[START OF Data provided]

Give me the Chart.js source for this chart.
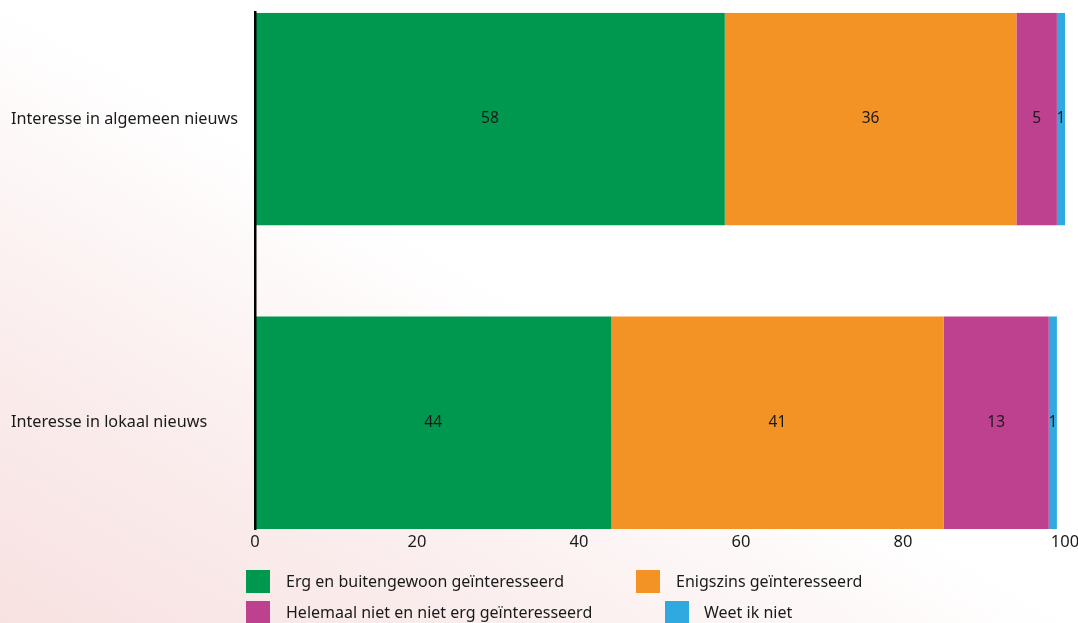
<!DOCTYPE html>
<html>
<head>
<meta charset="utf-8">
<script src="https://cdn.jsdelivr.net/npm/chart.js@4/dist/chart.umd.min.js"></script>
<style>
  html, body { margin: 0; padding: 0; }
  body {
    width: 1078px; height: 623px; overflow: hidden; position: relative;
    background: linear-gradient(to top right, #f8e1e1 0%, #fbeeee 25%, #ffffff 50%);
    font-family: "Noto Sans", sans-serif;
  }
  #wrap { position: absolute; left: 0; top: 0; width: 1078px; height: 623px; }
  #legend { position: absolute; left: 0; top: 0; width: 1078px; height: 623px; pointer-events: none; }
  .item { position: absolute; display: flex; align-items: center; font-size: 16px; color: #1a1a1a; white-space: nowrap; }
  .item .box { width: 24px; height: 23px; }
  .item .txt { line-height: 23px; }
</style>
</head>
<body>
<div id="wrap"><canvas id="chart" width="1078" height="623"></canvas></div>
<div id="legend"></div>
<script>
// ---------- DATA ----------
const categories = ["Interesse in algemeen nieuws", "Interesse in lokaal nieuws"];
const seriesNames = [
  "Erg en buitengewoon geïnteresseerd",
  "Enigszins geïnteresseerd",
  "Helemaal niet en niet erg geïnteresseerd",
  "Weet ik niet"
];
const ergValues = [58, 44];
const enigszinsValues = [36, 41];
const helemaalValues = [5, 13];
const weetValues = [1, 1];
const xTicks = [0, 20, 40, 60, 80, 100];

const colors = ["#00974f", "#f39325", "#be4190", "#30a9e1"];
const allValues = [ergValues, enigszinsValues, helemaalValues, weetValues];

// ---------- VALUE LABELS ----------
const valueLabels = {
  id: "valueLabels",
  afterDatasetsDraw(chart) {
    const ctx = chart.ctx;
    ctx.save();
    ctx.font = "15.5px 'Noto Sans'";
    ctx.fillStyle = "#1a1a1a";
    ctx.textAlign = "center";
    ctx.textBaseline = "middle";
    chart.data.datasets.forEach((ds, di) => {
      const meta = chart.getDatasetMeta(di);
      meta.data.forEach((bar, i) => {
        const v = ds.data[i].x;
        ctx.fillText(String(v), (bar.x + bar.base) / 2, bar.y);
      });
    });
    ctx.restore();
  }
};

// ---------- CHART ----------
new Chart(document.getElementById("chart"), {
  type: "bar",
  data: {
    datasets: seriesNames.map((name, s) => ({
      label: name,
      data: allValues[s].map((v, i) => ({ x: v, y: i })),
      backgroundColor: colors[s],
      borderWidth: 0,
      categoryPercentage: 1,
      barPercentage: 0.7
    }))
  },
  options: {
    indexAxis: "y",
    responsive: false,
    animation: false,
    layout: { padding: { left: 11, top: 12, right: 0, bottom: 64 } },
    plugins: { legend: { display: false }, tooltip: { enabled: false } },
    scales: {
      x: {
        type: "linear",
        stacked: true,
        min: 0,
        max: 100,
        afterBuildTicks: s => { s.ticks = xTicks.map(v => ({ value: v })); },
        afterFit: s => { s.height = 30; s.paddingRight = 13; s.paddingLeft = 0; },
        grid: { display: false, drawTicks: false },
        border: { display: false },
        ticks: { padding: 3, color: "#1a1a1a", font: { family: "Noto Sans", size: 16.5 } }
      },
      y: {
        type: "linear",
        stacked: true,
        reverse: true,
        offset: false,
        min: -0.35,
        max: 1.35,
        afterBuildTicks: s => { s.ticks = categories.map((c, i) => ({ value: i })); },
        afterFit: s => { s.width = 244; },
        grid: { display: false, drawTicks: false },
        border: { display: true, color: "#000", width: 2.5, z: 1 },
        ticks: {
          crossAlign: "far",
          color: "#1a1a1a",
          font: { family: "Noto Sans", size: 16.2 },
          callback: v => categories[v]
        }
      }
    }
  },
  plugins: [valueLabels]
});

// ---------- LEGEND ----------
const legendPos = [
  { left: 246, top: 570, gap: 16 },
  { left: 636, top: 570, gap: 16 },
  { left: 246, top: 601, gap: 16 },
  { left: 665, top: 601, gap: 15 }
];
const legend = document.getElementById("legend");
seriesNames.forEach((name, s) => {
  const p = legendPos[s];
  const item = document.createElement("div");
  item.className = "item";
  item.style.left = p.left + "px";
  item.style.top = p.top + "px";
  item.innerHTML = `<div class="box" style="background:${colors[s]}"></div><div class="txt" style="margin-left:${p.gap}px">${name}</div>`;
  legend.appendChild(item);
});
</script>
</body>
</html>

[END OF Data provided]

== Aim of the task ==
Leave out the pictures and repeat exactly the lines from the start of the material through the line that contains "enigszinsValues, helemaalValues, weetValues];", both included.

== Worked answer ==
Give me the Chart.js source for this chart.
<!DOCTYPE html>
<html>
<head>
<meta charset="utf-8">
<script src="https://cdn.jsdelivr.net/npm/chart.js@4/dist/chart.umd.min.js"></script>
<style>
  html, body { margin: 0; padding: 0; }
  body {
    width: 1078px; height: 623px; overflow: hidden; position: relative;
    background: linear-gradient(to top right, #f8e1e1 0%, #fbeeee 25%, #ffffff 50%);
    font-family: "Noto Sans", sans-serif;
  }
  #wrap { position: absolute; left: 0; top: 0; width: 1078px; height: 623px; }
  #legend { position: absolute; left: 0; top: 0; width: 1078px; height: 623px; pointer-events: none; }
  .item { position: absolute; display: flex; align-items: center; font-size: 16px; color: #1a1a1a; white-space: nowrap; }
  .item .box { width: 24px; height: 23px; }
  .item .txt { line-height: 23px; }
</style>
</head>
<body>
<div id="wrap"><canvas id="chart" width="1078" height="623"></canvas></div>
<div id="legend"></div>
<script>
// ---------- DATA ----------
const categories = ["Interesse in algemeen nieuws", "Interesse in lokaal nieuws"];
const seriesNames = [
  "Erg en buitengewoon geïnteresseerd",
  "Enigszins geïnteresseerd",
  "Helemaal niet en niet erg geïnteresseerd",
  "Weet ik niet"
];
const ergValues = [58, 44];
const enigszinsValues = [36, 41];
const helemaalValues = [5, 13];
const weetValues = [1, 1];
const xTicks = [0, 20, 40, 60, 80, 100];

const colors = ["#00974f", "#f39325", "#be4190", "#30a9e1"];
const allValues = [ergValues, enigszinsValues, helemaalValues, weetValues];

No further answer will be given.